19 ago 2011

Theo

Me vuelvo a quedar quieta. Motas de polvo, miles de partículas flotan en el aire, como si no tuvieran en cuenta la gravedad. Los colores se vuelven cálidos, cambiantes, tenues a la luz de las velas. La madera que recubre las paredes, desgastada por el tiempo, ensancha sus grietas en amplios surcos. Ya no éramos los mismos, nos convertimos en personas horribles. Nos daban igual las medicinas, mayor o menor dosis, no había diferencia porque al final, siempre volvía a salir el sol. Y permanecía inmóvil, como cuando me mirabas una última vez antes de sumergirte en un mar de tinieblas.

Tus ojos se mueven feroces y hambrientos bajo tus párpados. Tu pecho se vuela al ritmo del bailoteo del latido de tu corazón y tu piel parece bañada en diamantes de sudor.

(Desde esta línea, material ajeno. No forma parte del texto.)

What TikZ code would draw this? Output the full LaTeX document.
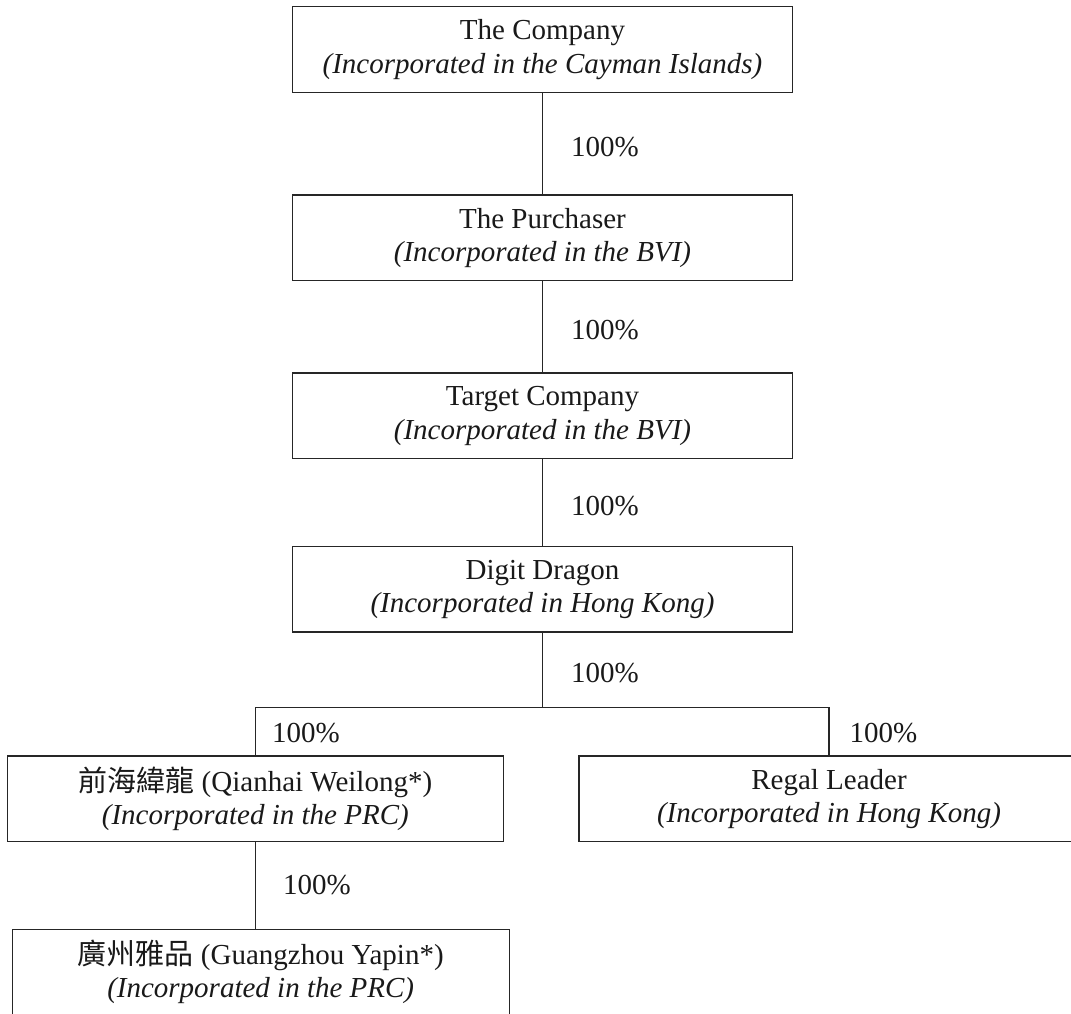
\documentclass[tikz,border=0pt]{standalone}
\usepackage{fontspec}
\setmainfont{Liberation Serif}
\newfontfamily\cjk{Noto Sans CJK TC}
\begin{document}
\begin{tikzpicture}[x=0.5pt, y=-0.5pt]
	\tikzset{co/.style={rectangle, draw=black!85, line width=0.7pt, minimum width=250pt, minimum height=42.8pt, align=center, inner sep=0pt, text=black!90, font=\fontsize{14.5}{16.7}\selectfont}};
	\tikzset{pc/.style={anchor=west, inner sep=0pt, text=black!90, font=\fontsize{14.5}{16.7}\selectfont}};
	\tikzset{ln/.style={draw=black!85, line width=0.7pt}};
	\useasboundingbox (0,0) rectangle (1071,1013);

	\node[co] (comp) at (542.5, 49.5) {The Company\\\textit{(Incorporated in the Cayman Islands)}};
	\node[co] (purch) at (542.5, 237.8) {The Purchaser\\\textit{(Incorporated in the BVI)}};
	\node[co] (targ) at (542.5, 415.9) {Target Company\\\textit{(Incorporated in the BVI)}};
	\node[co] (dig) at (542.5, 589.3) {Digit Dragon\\\textit{(Incorporated in Hong Kong)}};
	\node[co, minimum width=248pt] (qian) at (255.3, 798.9) {{\cjk 前海緯龍} (Qianhai Weilong*)\\\textit{(Incorporated in the PRC)}};
	\node[co] (regal) at (829, 798.9) {Regal Leader\\\textit{(Incorporated in Hong Kong)}};
	\node[co, minimum width=248.5pt] (guang) at (260.7, 972.1) {{\cjk 廣州雅品} (Guangzhou Yapin*)\\\textit{(Incorporated in the PRC)}};
	\coordinate (split) at (542.5, 707.3);

	\draw[ln] (comp) to node[pc, xshift=14pt, yshift=-1.5pt] {100\%} (purch);
	\draw[ln] (purch) to node[pc, xshift=14pt, yshift=-1.5pt] {100\%} (targ);
	\draw[ln] (targ) to node[pc, xshift=14pt, yshift=-1.5pt] {100\%} (dig);
	\draw[ln] (dig) to node[pc, xshift=14pt, yshift=-1.5pt] {100\%} (split);

	\draw[ln] (split) -| node[pc, pos=0.75, xshift=8pt, yshift=-0.8pt] {100\%} (qian);
	\draw[ln] (split) -| node[pc, pos=0.75, xshift=10pt, yshift=-0.8pt] {100\%} (regal);

	\draw[ln] (qian.south) -- node[pc, xshift=13.5pt] {100\%} (qian.south |- guang.north);
\end{tikzpicture}
\end{document}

Vuelo a estar ahí. Observo la mesa dónde ponemos los medicamentos. Tiene las patas torcidas, ni siquiera es estable y no puedo evitar sonreír porque siempre se te dio fatal construir cosas, pero te gustaba verme sentada en el porche, con un trozo de pastel en la mano mientras te admiraba a la luz del sol. Recuerdo el olor a whisky y cigarrillos que impregnaba toda la casa. Te gustaba apoyar la cabeza en mi regazo mientras me mirabas durante horas y yo observaba como la luz del atardecer calentaba tu piel y la hacía brillar. Y yo, yo no cambiaba aquello por nada del mundo.